Sunday, December 28, 2008

A Muse: Vayigash 2008

Traditionally, we view Joseph through the lens of the ethical/moral development of the nascent Jewish people. Joseph is Yoseph Hatzadik in our rabbinic literature, wronged by his brothers, tested by Potiphar’s wife and because of his impeccable character rose to the second in command in Pharaoh’s Egypt.

There is however another side to Joseph, Joseph the political person. It would appear that he was a natural survivor and one who had an instinctual affinity for the art of politics. Unlike the counselors and advisors of the Pharoah who were “yes men” Joseph had little to loose by informing the Pharaoh that he was in for some very bad times. A savvy politician would understand the possibilities of acquiring unlimited power if he were to take advantage of the situation. Joseph, as a ruthless politician began setting up the process and preparing the groundwork for exploiting the situation to his benefit.

Preparing for the famine, Joseph prepares the country by stockpiling perishable goods, grain and other essential food stuffs. When the famine hits he sells the food for cash (Chapter 47:14) accumulating great wealth for the Pharaoh. After the money was depleted he began trading the grain for livestock (chapter 47:16-17). Once the livestock was depleted the Egyptians sold their land to the Pharaoh for food and in so doing indentured themselves as Pharaoh’s property.

Joseph’s policy of consolidating the power totally in the Pharoh’s hand became complete once he executed his final policy which as the text says removed the people from their ancestral lands. (Chapter 47:21-22) Joseph was very clever because the only ones that weren’t dislocated were the priests who legitimized the divinity of the Pharaoh.

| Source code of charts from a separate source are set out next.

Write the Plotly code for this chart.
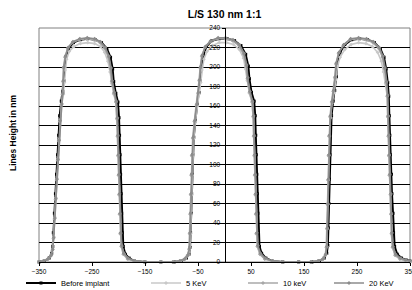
import plotly.graph_objects as go

# ---- data ----
series_names = ["Before implant", "5 KeV", "10 keV", "20 KeV"]

x_before = [-350,-340,-331,-326,-324,-323,-321,-319,-317,-315,-313,-311,-308,-305,-303,-302,-299,-294,-285,-272,-258,-244,-232,-222,-215,-211,-209,-205,-201,-199,-198,-197,-196,-195,-194,-193,-191,-187,-180,-170,-150,-120,-95,-82,-72,-67,-65,
            -64,-63,-62,-61,-60,-58,-55,-51,-48,-46,-44,-40,-34,-24,-10,5,19,31,40,45,47,51,56,58,59,60,61,62,63,64,66,70,78,90,110,140,165,179,188,193,195,
            196,197,198,199,200,202,205,208,211,213,218,227,240,255,270,283,294,301,305,308,310,311,312,313,315,316,318,319,321,326,334,343,350]
y_before = [0,1,4,9,16,30,50,70,90,110,130,150,165,175,186,200,211,219,225,228,229,228,225,219,210,198,185,173,164,148,130,110,90,70,50,30,16,8,4,1,0,0,0,1,4,8,15,
            30,50,70,90,110,128,145,162,174,186,200,212,221,227,229,229,227,222,213,201,188,174,165,150,130,110,90,70,50,30,16,9,4,1,0,0,0,1,4,9,17,
            35,60,85,110,130,150,165,176,190,204,215,223,228,229,228,225,219,210,198,184,170,150,130,110,90,70,50,30,16,8,4,2,1]

x_5kev = [-350,-341,-333,-327,-324,-322,-320,-318,-316,-314,-312,-310,-307,-304,-302,-301,-298,-293,-284,-272,-258,-245,-234,-226,-220,-216,-213,-209,-205,-203,-202,-201,-200,-199,-198,-196,-194,-189,-181,-170,-150,-120,-96,-83,-74,-68,-65,
          -64,-63,-62,-61,-60,-58,-55,-51,-48,-45,-43,-39,-33,-23,-10,4,17,28,36,40,43,47,52,54,55,56,57,58,59,60,62,67,76,89,110,140,163,177,186,191,193,
          194,195,196,197,198,200,203,207,210,213,218,227,239,253,267,279,289,296,300,304,307,308,309,310,311,313,314,315,317,322,331,341,350]
y_5kev = [0,1,3,7,13,26,46,66,86,106,126,146,162,172,184,197,208,216,221,224,225,224,221,215,206,195,183,172,164,147,129,109,89,69,49,29,16,8,3,1,0,0,0,1,3,7,14,
          29,49,69,89,109,127,144,160,172,184,197,208,216,222,225,225,223,218,209,198,186,173,164,149,129,109,89,69,49,29,16,8,3,1,0,0,0,1,3,8,16,
          34,59,84,109,129,148,163,174,187,200,210,218,223,225,224,221,215,206,195,183,170,149,129,109,89,69,49,29,15,7,3,1,0]

x_10kev = [-350,-342,-334,-328,-325,-323,-321,-319,-317,-315,-313,-311,-308,-306,-305,-304,-301,-296,-287,-274,-260,-246,-235,-226,-219,-215,-213,-209,-205,-203,-202,-201,-200,-199,-198,-197,-195,-191,-183,-171,-150,-120,-98,-85,-76,-70,-67,
           -66,-65,-64,-63,-62,-60,-57,-53,-50,-48,-46,-43,-37,-27,-13,1,15,27,36,41,43,47,52,54,55,56,57,58,59,60,62,67,76,89,110,140,162,176,185,190,192,
           193,194,195,196,197,199,202,205,208,210,215,224,237,252,267,280,291,298,302,305,307,308,309,310,311,313,314,315,317,322,331,341,350]
y_10kev = [0,1,3,6,12,24,44,64,84,104,124,144,161,172,185,199,210,219,225,228,229,228,225,219,210,198,185,173,164,147,129,109,89,69,49,29,16,8,3,1,0,0,0,1,3,7,13,
           29,49,69,89,109,127,144,161,173,186,199,211,220,226,229,229,227,222,213,201,188,174,164,149,129,109,89,69,49,29,16,8,3,1,0,0,0,1,3,7,15,
           34,59,84,109,129,149,164,175,189,203,214,222,228,229,228,225,219,210,198,184,170,149,129,109,89,69,49,29,15,7,3,1,0]

x_20kev = [-350,-341,-333,-327,-324,-322,-320,-318,-316,-314,-312,-310,-307,-305,-304,-303,-300,-295,-286,-273,-259,-245,-234,-225,-218,-214,-212,-208,-204,-202,-201,-200,-199,-198,-197,-196,-194,-190,-182,-170,-150,-120,-97,-84,-75,-69,-66,
           -65,-64,-63,-62,-61,-59,-56,-52,-49,-47,-45,-42,-36,-26,-12,2,16,28,37,42,44,48,53,55,56,57,58,59,60,61,63,68,77,90,110,140,163,177,186,191,193,
           194,195,196,197,198,200,203,206,209,211,216,225,238,253,268,281,292,299,303,306,308,309,310,311,312,314,315,316,318,323,332,342,350]
y_20kev = [0,1,3,7,13,25,45,65,85,105,125,145,162,173,186,200,211,220,226,229,230,229,226,220,211,199,186,174,165,148,130,110,90,70,50,30,17,9,4,1,0,0,0,1,3,7,14,
           30,50,70,90,110,128,145,162,174,187,200,212,221,227,230,230,228,223,214,202,189,175,165,150,130,110,90,70,50,30,17,9,4,1,0,0,0,1,3,8,16,
           35,60,85,110,130,150,165,176,190,204,215,223,229,230,229,226,220,211,199,185,171,150,130,110,90,70,50,30,16,8,4,2,1]

x_tickvals = [-350, -250, -150, -50, 50, 150, 250, 350]
y_tickvals = list(range(0, 241, 20))

# ---- styles ----
FONT = "Liberation Sans, Arial, sans-serif"
series_x = [x_before, x_5kev, x_10kev, x_20kev]
series_y = [y_before, y_5kev, y_10kev, y_20kev]
colors = ["#000000", "#c8c8c8", "#a8a8a8", "#8c8c8c"]
symbols = ["square", "diamond", "diamond", "diamond"]
widths = [2, 1.6, 1.6, 1.6]
msizes = [3, 3, 3, 3]
legend_ids = ["legend", "legend2", "legend3", "legend4"]
legend_x_px = [21, 146, 243, 329]

fig = go.Figure()
for i in range(4):
    assert len(series_x[i]) == len(series_y[i])
    fig.add_trace(go.Scatter(
        x=series_x[i], y=series_y[i], mode="lines+markers", name=series_names[i],
        line=dict(color=colors[i], width=widths[i]),
        marker=dict(color=colors[i], size=msizes[i], symbol=symbols[i], line=dict(width=0)),
        legend=legend_ids[i], showlegend=True, cliponaxis=False,
    ))

L, R, T, B = 39, 2, 28, 28
W, H = 412, 290
pw = W - L - R
ph = H - T - B

layout = dict(
    width=W, height=H,
    margin=dict(l=L, r=R, t=T, b=B, autoexpand=False),
    paper_bgcolor="white", plot_bgcolor="white",
    font=dict(family=FONT, size=7, color="#000"),
    title=dict(text="L/S 130 nm 1:1", font=dict(family=FONT, size=10.5, color="#000", weight="bold"),
               x=0.5, xref="paper", xanchor="center", y=1 - 14 / H, yref="container", yanchor="middle"),
    xaxis=dict(range=[-350, 350], tickvals=x_tickvals, showgrid=False, zeroline=False, automargin=False,
               showline=True, linecolor="#000", linewidth=1, ticks="outside", ticklen=3,
               tickcolor="#000", tickfont=dict(size=6.5, color="#000"), ticklabeloverflow="allow"),
    yaxis=dict(range=[0, 240], tickvals=y_tickvals, showgrid=True, gridcolor="#000", gridwidth=1,
               zeroline=False, anchor="free", position=0.5, showline=True, linecolor="#000",
               linewidth=1, ticks="outside", ticklen=3, tickcolor="#000", automargin=False,
               tickfont=dict(size=6.5, color="#000")),
    shapes=[dict(type="rect", xref="paper", yref="paper", x0=0, x1=1, y0=0, y1=1,
                 line=dict(color="#808080", width=1), layer="below")],
    annotations=[dict(text="Lines Height in nm", xref="paper", yref="paper",
                      x=(13 - L) / pw, y=(H - B - 133) / ph, textangle=-90, showarrow=False,
                      xanchor="center", yanchor="middle",
                      font=dict(family=FONT, size=8.5, color="#000", weight="bold"))],
)
for i, lid in enumerate(legend_ids):
    layout[lid] = dict(orientation="h", x=legend_x_px[i] / W, xref="container", xanchor="left",
                       y=1 - 283 / H, yref="container", yanchor="middle",
                       font=dict(family=FONT, size=7.5, color="#000"), bgcolor="rgba(0,0,0,0)",
                       itemwidth=30)
fig.update_layout(**layout)
fig.write_html("out.html", config={"displayModeBar": False},
               post_script="document.body.style.margin='0';document.body.style.padding='0';")
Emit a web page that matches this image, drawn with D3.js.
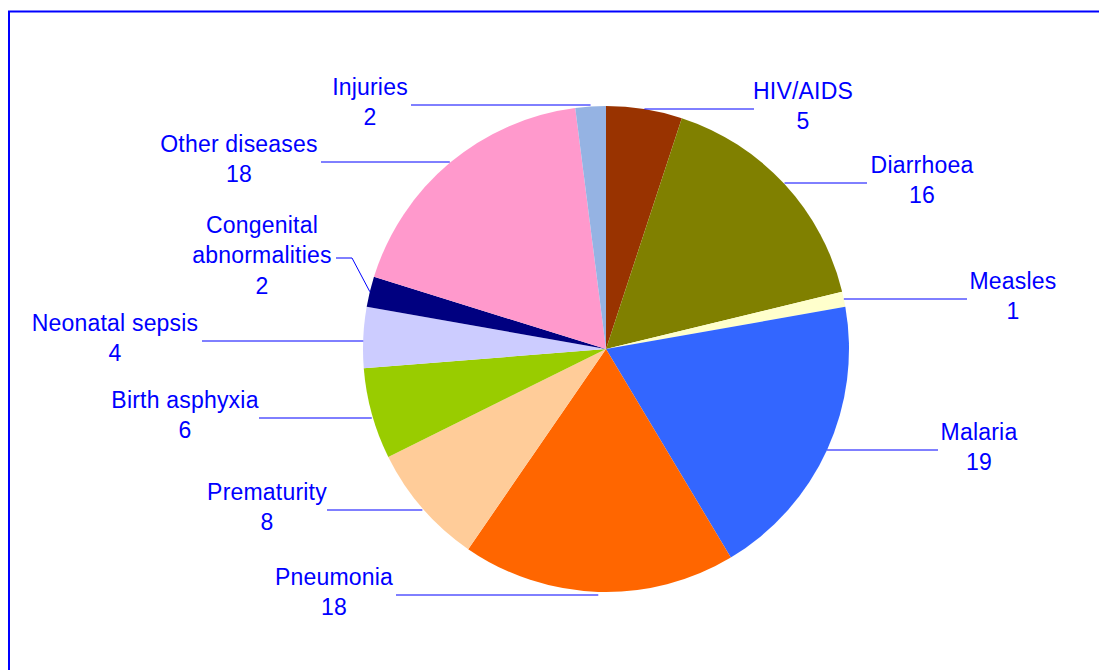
<!DOCTYPE html>
<html lang="en">
<head>
  <meta charset="UTF-8">
  <title>Causes of child deaths</title>
  <style>
    html, body { margin: 0; padding: 0; background: #ffffff; }
    #chart { display: block; }
    .lbl { font-family: "Liberation Sans", Arial, sans-serif; font-size: 23px; fill: #0000ff; letter-spacing: 0.2px; }
  </style>
</head>
<body>
  <svg id="chart"></svg>

  <script src="https://d3js.org/d3.v7.min.js"></script>
  <script>
    const width = 1099;
    const height = 670;

    // Data
    const categories = ["HIV/AIDS", "Diarrhoea", "Measles", "Malaria", "Pneumonia", "Prematurity",
      "Birth asphyxia", "Neonatal sepsis", "Congenital abnormalities", "Other diseases", "Injuries"];
    const values = [5, 16, 1, 19, 18, 8, 6, 4, 2, 18, 2];
    const colors = ["#993300", "#808000", "#ffffcc", "#3366ff", "#ff6600", "#ffcc99",
      "#99cc00", "#ccccff", "#000080", "#ff99cc", "#95b3e3"];
    const labelLines = [["HIV/AIDS"], ["Diarrhoea"], ["Measles"], ["Malaria"], ["Pneumonia"], ["Prematurity"],
      ["Birth asphyxia"], ["Neonatal sepsis"], ["Congenital", "abnormalities"], ["Other diseases"], ["Injuries"]];

    // label placement: [text centre x, leader y, leader end x]
    const labelPos = [
      [803, 109, 754], [922, 183, 867], [1013, 299, 967], [979, 450, 938],
      [334, 595, 396], [267, 510, 327], [185, 418, 259], [115, 341, 202],
      [262, 258, 336], [239, 162, 321], [370, 105, 411]
    ];

    const cx = 606, cy = 349, radius = 243;

    const svg = d3.select("#chart")
      .attr("width", width)
      .attr("height", height);

    // blue frame (runs off the right and bottom edges)
    svg.append("rect")
      .attr("x", 9).attr("y", 11.5)
      .attr("width", 1300).attr("height", 900)
      .attr("fill", "none")
      .attr("stroke", "#0000ff")
      .attr("stroke-width", 2);

    const pie = d3.pie().sort(null).value(d => d)(values);
    const arc = d3.arc().innerRadius(0).outerRadius(radius);

    const g = svg.append("g").attr("transform", `translate(${cx},${cy})`);

    g.selectAll("path.slice")
      .data(pie)
      .join("path")
      .attr("class", "slice")
      .attr("d", arc)
      .attr("fill", (d, i) => colors[i]);

    // leader lines
    pie.forEach((d, i) => {
      const a = (d.startAngle + d.endAngle) / 2;
      const px = cx + radius * Math.sin(a);
      const py = cy - radius * Math.cos(a);
      const [tx, ly, ex] = labelPos[i];
      let pts;
      if (Math.abs(py - ly) < 8) {
        pts = [[px, ly], [ex, ly]];
      } else {
        const elbow = ex + (px > ex ? 16 : -16);
        pts = [[px, py], [elbow, ly], [ex, ly]];
      }
      svg.append("path")
        .attr("d", d3.line()(pts))
        .attr("fill", "none")
        .attr("stroke", "#0000ff")
        .attr("stroke-width", 1);
    });

    // labels: name lines + value
    categories.forEach((c, i) => {
      const lines = labelLines[i].concat([String(values[i])]);
      const [tx, ly] = labelPos[i];
      const centre = ly + 5;
      const lh = 30.5;
      const text = svg.append("text")
        .attr("class", "lbl")
        .attr("text-anchor", "middle");
      lines.forEach((s, k) => {
        text.append("tspan")
          .attr("x", tx)
          .attr("y", centre + (k - (lines.length - 1) / 2) * lh)
          .text(s);
      });
    });
  </script>
</body>
</html>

Joseph during his tenure managed to centralize the power, wealth, and property of the Egyptians; keep them dislocated and off the land and maintain his alliance with the priests to insure his continued divine grace. Naturally, there was growing resentment to the fact that Joseph and the Pharaoh bested the people out of their wealth and land and waited till the opportunity presented itself. After Joseph and that generation died off we are told of a new Pharaoh who “knew not Joseph” (vayakom melech chadash al mitzrayim) and was intent on not only reversing the misfortunes of the Egyptians but taking revenge for what had happened to them under the rule of Joseph.